== RECORDED INFORMATION ==

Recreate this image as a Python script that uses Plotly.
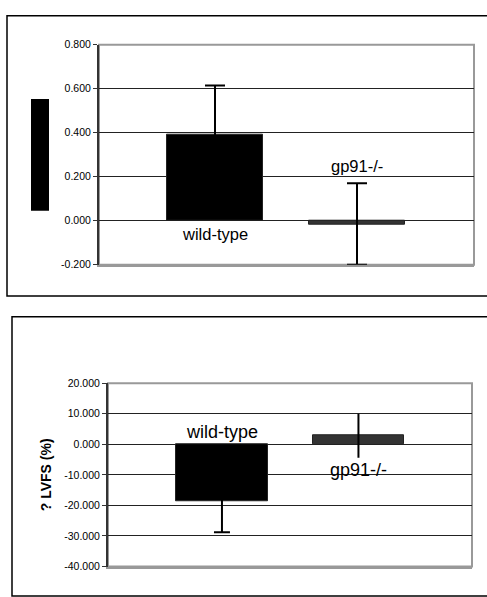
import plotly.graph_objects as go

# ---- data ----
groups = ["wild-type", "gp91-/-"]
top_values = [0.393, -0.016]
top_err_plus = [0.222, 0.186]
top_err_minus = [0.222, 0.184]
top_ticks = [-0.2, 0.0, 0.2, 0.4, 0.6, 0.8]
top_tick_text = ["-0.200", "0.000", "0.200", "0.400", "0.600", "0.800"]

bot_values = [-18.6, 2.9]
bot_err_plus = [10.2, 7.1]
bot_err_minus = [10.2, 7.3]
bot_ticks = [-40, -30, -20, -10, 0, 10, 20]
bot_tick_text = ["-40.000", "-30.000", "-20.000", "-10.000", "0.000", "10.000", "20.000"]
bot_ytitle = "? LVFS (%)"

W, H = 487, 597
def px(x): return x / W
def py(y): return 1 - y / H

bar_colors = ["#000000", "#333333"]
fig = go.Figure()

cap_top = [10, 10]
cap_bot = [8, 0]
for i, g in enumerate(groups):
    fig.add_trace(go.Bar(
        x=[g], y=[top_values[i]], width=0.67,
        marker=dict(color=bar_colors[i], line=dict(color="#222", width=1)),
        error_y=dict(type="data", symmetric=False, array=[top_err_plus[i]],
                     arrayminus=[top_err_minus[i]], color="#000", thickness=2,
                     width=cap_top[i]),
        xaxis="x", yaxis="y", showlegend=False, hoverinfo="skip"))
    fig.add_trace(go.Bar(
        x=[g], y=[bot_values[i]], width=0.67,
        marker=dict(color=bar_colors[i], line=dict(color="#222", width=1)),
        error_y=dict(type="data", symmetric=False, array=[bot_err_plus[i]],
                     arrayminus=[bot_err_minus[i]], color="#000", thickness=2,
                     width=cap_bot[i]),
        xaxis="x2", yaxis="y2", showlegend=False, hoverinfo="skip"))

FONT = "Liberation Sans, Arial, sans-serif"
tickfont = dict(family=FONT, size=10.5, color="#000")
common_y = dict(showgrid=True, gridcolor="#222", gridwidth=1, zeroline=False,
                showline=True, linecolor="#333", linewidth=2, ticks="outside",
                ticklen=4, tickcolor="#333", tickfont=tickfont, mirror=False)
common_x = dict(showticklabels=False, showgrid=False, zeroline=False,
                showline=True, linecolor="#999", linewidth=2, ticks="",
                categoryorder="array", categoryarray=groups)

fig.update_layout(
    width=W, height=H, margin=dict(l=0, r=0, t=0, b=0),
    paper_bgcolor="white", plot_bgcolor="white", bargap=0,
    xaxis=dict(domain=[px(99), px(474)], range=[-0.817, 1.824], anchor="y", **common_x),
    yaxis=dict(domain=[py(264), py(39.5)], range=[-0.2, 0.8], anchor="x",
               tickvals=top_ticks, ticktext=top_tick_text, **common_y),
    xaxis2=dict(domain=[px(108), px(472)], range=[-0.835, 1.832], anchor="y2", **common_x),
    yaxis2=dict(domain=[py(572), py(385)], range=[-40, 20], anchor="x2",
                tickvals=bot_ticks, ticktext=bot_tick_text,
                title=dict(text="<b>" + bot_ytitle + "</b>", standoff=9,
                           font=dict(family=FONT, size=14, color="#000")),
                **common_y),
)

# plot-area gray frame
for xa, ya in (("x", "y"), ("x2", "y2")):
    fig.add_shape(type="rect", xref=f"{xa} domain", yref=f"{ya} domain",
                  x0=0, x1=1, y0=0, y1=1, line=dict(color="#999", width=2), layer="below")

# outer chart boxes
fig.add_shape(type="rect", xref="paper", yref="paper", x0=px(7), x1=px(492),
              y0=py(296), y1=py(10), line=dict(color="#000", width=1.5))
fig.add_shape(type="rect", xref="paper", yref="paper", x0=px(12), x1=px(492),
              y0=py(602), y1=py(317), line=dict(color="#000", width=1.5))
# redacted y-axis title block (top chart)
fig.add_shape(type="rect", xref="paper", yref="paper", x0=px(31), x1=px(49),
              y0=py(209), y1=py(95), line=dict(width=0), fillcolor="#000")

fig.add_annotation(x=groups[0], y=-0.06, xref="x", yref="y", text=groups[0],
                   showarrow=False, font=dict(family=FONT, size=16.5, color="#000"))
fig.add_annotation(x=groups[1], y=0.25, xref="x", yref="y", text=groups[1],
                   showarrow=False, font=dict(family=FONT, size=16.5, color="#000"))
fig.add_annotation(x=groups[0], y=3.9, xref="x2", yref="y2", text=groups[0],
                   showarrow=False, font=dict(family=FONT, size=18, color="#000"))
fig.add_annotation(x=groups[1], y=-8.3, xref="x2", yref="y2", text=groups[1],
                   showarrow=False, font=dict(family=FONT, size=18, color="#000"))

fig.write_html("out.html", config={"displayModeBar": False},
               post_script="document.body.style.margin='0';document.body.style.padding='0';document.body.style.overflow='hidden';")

== STATED EXERCISE ==
From the listing, extract all text exactly as given and drop any picture.

== RESULT BELOW ==
Recreate this image as a Python script that uses Plotly.
import plotly.graph_objects as go

# ---- data ----
groups = ["wild-type", "gp91-/-"]
top_values = [0.393, -0.016]
top_err_plus = [0.222, 0.186]
top_err_minus = [0.222, 0.184]
top_ticks = [-0.2, 0.0, 0.2, 0.4, 0.6, 0.8]
top_tick_text = ["-0.200", "0.000", "0.200", "0.400", "0.600", "0.800"]

bot_values = [-18.6, 2.9]
bot_err_plus = [10.2, 7.1]
bot_err_minus = [10.2, 7.3]
bot_ticks = [-40, -30, -20, -10, 0, 10, 20]
bot_tick_text = ["-40.000", "-30.000", "-20.000", "-10.000", "0.000", "10.000", "20.000"]
bot_ytitle = "? LVFS (%)"

W, H = 487, 597
def px(x): return x / W
def py(y): return 1 - y / H

bar_colors = ["#000000", "#333333"]
fig = go.Figure()

cap_top = [10, 10]
cap_bot = [8, 0]
for i, g in enumerate(groups):
    fig.add_trace(go.Bar(
        x=[g], y=[top_values[i]], width=0.67,
        marker=dict(color=bar_colors[i], line=dict(color="#222", width=1)),
        error_y=dict(type="data", symmetric=False, array=[top_err_plus[i]],
                     arrayminus=[top_err_minus[i]], color="#000", thickness=2,
                     width=cap_top[i]),
        xaxis="x", yaxis="y", showlegend=False, hoverinfo="skip"))
    fig.add_trace(go.Bar(
        x=[g], y=[bot_values[i]], width=0.67,
        marker=dict(color=bar_colors[i], line=dict(color="#222", width=1)),
        error_y=dict(type="data", symmetric=False, array=[bot_err_plus[i]],
                     arrayminus=[bot_err_minus[i]], color="#000", thickness=2,
                     width=cap_bot[i]),
        xaxis="x2", yaxis="y2", showlegend=False, hoverinfo="skip"))

FONT = "Liberation Sans, Arial, sans-serif"
tickfont = dict(family=FONT, size=10.5, color="#000")
common_y = dict(showgrid=True, gridcolor="#222", gridwidth=1, zeroline=False,
                showline=True, linecolor="#333", linewidth=2, ticks="outside",
                ticklen=4, tickcolor="#333", tickfont=tickfont, mirror=False)
common_x = dict(showticklabels=False, showgrid=False, zeroline=False,
                showline=True, linecolor="#999", linewidth=2, ticks="",
                categoryorder="array", categoryarray=groups)

fig.update_layout(
    width=W, height=H, margin=dict(l=0, r=0, t=0, b=0),
    paper_bgcolor="white", plot_bgcolor="white", bargap=0,
    xaxis=dict(domain=[px(99), px(474)], range=[-0.817, 1.824], anchor="y", **common_x),
    yaxis=dict(domain=[py(264), py(39.5)], range=[-0.2, 0.8], anchor="x",
               tickvals=top_ticks, ticktext=top_tick_text, **common_y),
    xaxis2=dict(domain=[px(108), px(472)], range=[-0.835, 1.832], anchor="y2", **common_x),
    yaxis2=dict(domain=[py(572), py(385)], range=[-40, 20], anchor="x2",
                tickvals=bot_ticks, ticktext=bot_tick_text,
                title=dict(text="<b>" + bot_ytitle + "</b>", standoff=9,
                           font=dict(family=FONT, size=14, color="#000")),
                **common_y),
)

# plot-area gray frame
for xa, ya in (("x", "y"), ("x2", "y2")):
    fig.add_shape(type="rect", xref=f"{xa} domain", yref=f"{ya} domain",
                  x0=0, x1=1, y0=0, y1=1, line=dict(color="#999", width=2), layer="below")

# outer chart boxes
fig.add_shape(type="rect", xref="paper", yref="paper", x0=px(7), x1=px(492),
              y0=py(296), y1=py(10), line=dict(color="#000", width=1.5))
fig.add_shape(type="rect", xref="paper", yref="paper", x0=px(12), x1=px(492),
              y0=py(602), y1=py(317), line=dict(color="#000", width=1.5))
# redacted y-axis title block (top chart)
fig.add_shape(type="rect", xref="paper", yref="paper", x0=px(31), x1=px(49),
              y0=py(209), y1=py(95), line=dict(width=0), fillcolor="#000")

fig.add_annotation(x=groups[0], y=-0.06, xref="x", yref="y", text=groups[0],
                   showarrow=False, font=dict(family=FONT, size=16.5, color="#000"))
fig.add_annotation(x=groups[1], y=0.25, xref="x", yref="y", text=groups[1],
                   showarrow=False, font=dict(family=FONT, size=16.5, color="#000"))
fig.add_annotation(x=groups[0], y=3.9, xref="x2", yref="y2", text=groups[0],
                   showarrow=False, font=dict(family=FONT, size=18, color="#000"))
fig.add_annotation(x=groups[1], y=-8.3, xref="x2", yref="y2", text=groups[1],
                   showarrow=False, font=dict(family=FONT, size=18, color="#000"))

fig.write_html("out.html", config={"displayModeBar": False},
               post_script="document.body.style.margin='0';document.body.style.padding='0';document.body.style.overflow='hidden';")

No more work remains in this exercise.